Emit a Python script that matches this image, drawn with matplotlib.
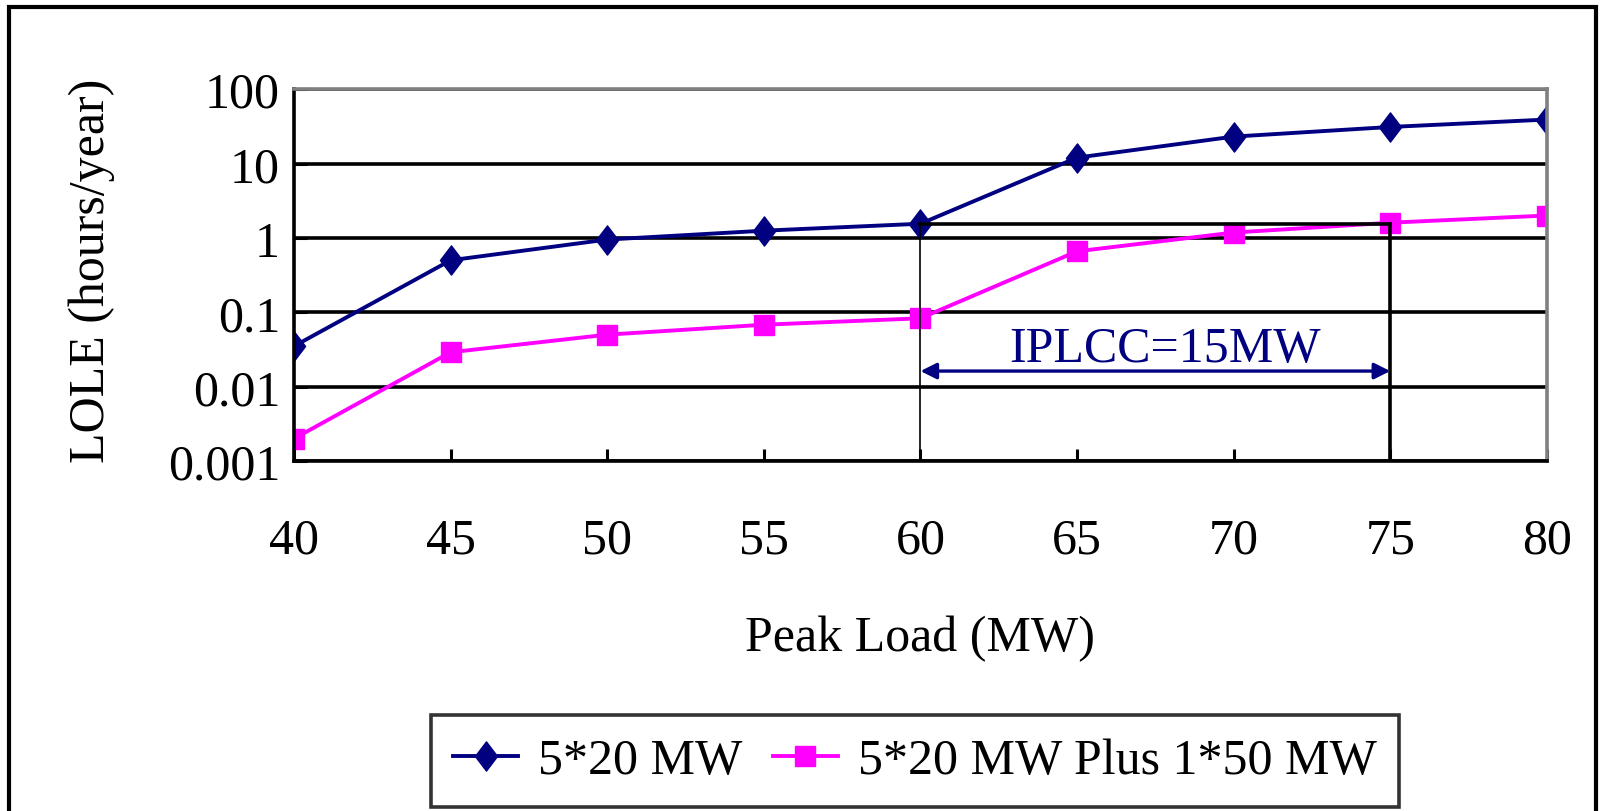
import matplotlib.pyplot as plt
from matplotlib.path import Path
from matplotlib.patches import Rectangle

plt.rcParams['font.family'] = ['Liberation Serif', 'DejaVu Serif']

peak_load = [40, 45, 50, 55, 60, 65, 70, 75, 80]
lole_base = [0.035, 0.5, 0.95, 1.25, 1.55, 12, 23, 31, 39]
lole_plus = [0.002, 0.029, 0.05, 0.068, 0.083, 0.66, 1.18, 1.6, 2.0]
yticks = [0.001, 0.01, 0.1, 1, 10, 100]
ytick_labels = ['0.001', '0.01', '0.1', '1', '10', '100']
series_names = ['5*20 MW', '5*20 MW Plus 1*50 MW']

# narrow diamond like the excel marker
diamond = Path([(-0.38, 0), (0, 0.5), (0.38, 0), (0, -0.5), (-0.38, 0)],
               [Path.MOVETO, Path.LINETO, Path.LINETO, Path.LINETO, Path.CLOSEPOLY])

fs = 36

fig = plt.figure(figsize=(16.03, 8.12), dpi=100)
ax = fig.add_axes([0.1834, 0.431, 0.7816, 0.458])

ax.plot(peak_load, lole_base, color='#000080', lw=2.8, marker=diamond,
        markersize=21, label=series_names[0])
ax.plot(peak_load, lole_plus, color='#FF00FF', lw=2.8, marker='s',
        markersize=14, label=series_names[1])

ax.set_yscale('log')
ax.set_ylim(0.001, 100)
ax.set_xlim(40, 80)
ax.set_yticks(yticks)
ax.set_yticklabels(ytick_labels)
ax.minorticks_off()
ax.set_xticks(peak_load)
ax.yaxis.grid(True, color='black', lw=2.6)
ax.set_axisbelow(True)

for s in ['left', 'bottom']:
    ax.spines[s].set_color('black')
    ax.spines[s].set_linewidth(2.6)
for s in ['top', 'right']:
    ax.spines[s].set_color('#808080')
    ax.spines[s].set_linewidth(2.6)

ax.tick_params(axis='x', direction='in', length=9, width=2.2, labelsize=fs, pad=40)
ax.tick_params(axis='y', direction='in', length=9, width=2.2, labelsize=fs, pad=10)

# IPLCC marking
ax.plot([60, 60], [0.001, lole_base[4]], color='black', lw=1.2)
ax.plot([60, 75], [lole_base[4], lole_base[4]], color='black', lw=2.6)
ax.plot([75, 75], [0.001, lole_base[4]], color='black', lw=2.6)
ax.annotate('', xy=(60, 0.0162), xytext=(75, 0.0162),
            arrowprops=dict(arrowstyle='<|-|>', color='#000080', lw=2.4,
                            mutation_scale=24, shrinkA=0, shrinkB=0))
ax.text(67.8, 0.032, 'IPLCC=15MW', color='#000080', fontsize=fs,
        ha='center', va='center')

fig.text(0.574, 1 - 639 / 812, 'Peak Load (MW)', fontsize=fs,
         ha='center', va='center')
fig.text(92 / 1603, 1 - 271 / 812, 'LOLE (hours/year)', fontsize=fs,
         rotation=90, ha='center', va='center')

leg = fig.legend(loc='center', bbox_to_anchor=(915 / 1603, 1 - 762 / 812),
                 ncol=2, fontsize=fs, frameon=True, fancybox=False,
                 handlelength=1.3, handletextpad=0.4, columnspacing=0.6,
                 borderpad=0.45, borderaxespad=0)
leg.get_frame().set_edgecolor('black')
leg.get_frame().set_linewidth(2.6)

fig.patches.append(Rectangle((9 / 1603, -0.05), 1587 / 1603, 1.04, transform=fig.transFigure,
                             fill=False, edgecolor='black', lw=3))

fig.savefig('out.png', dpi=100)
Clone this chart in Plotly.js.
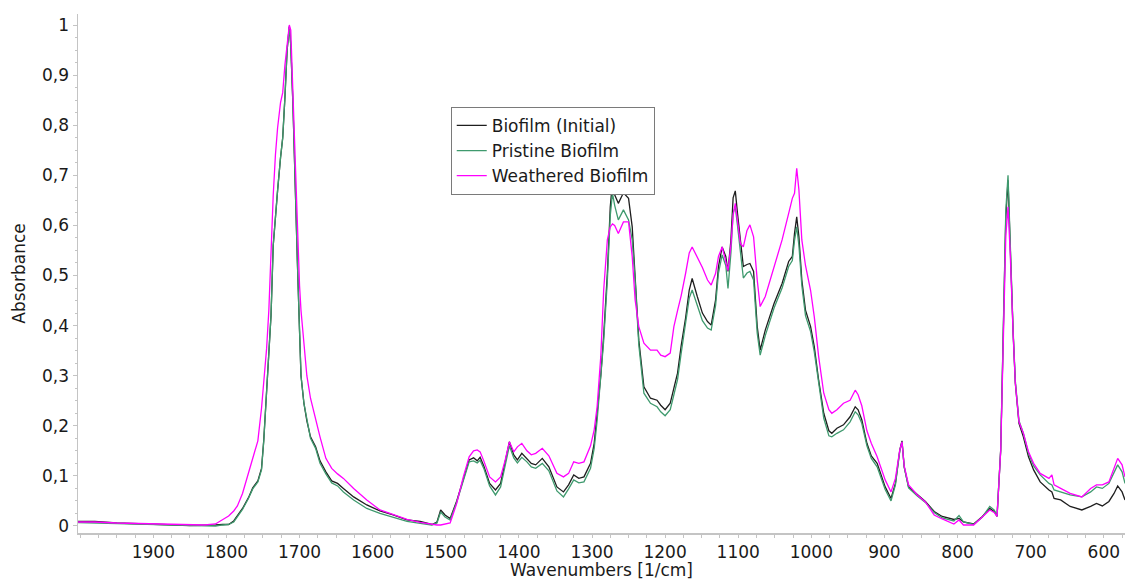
========================
Goal:
Starting with the first line of the data above and ending with the line containing "plt.rcParams['font.family'] = ['Liberation", please restate every line exactly, leaving images out.

Problem solution:
Emit a Python script that matches this image, drawn with matplotlib.
import matplotlib.pyplot as plt
from matplotlib.path import Path
from matplotlib.patches import Rectangle

plt.rcParams['font.family'] = ['Liberation Serif', 'DejaVu Serif']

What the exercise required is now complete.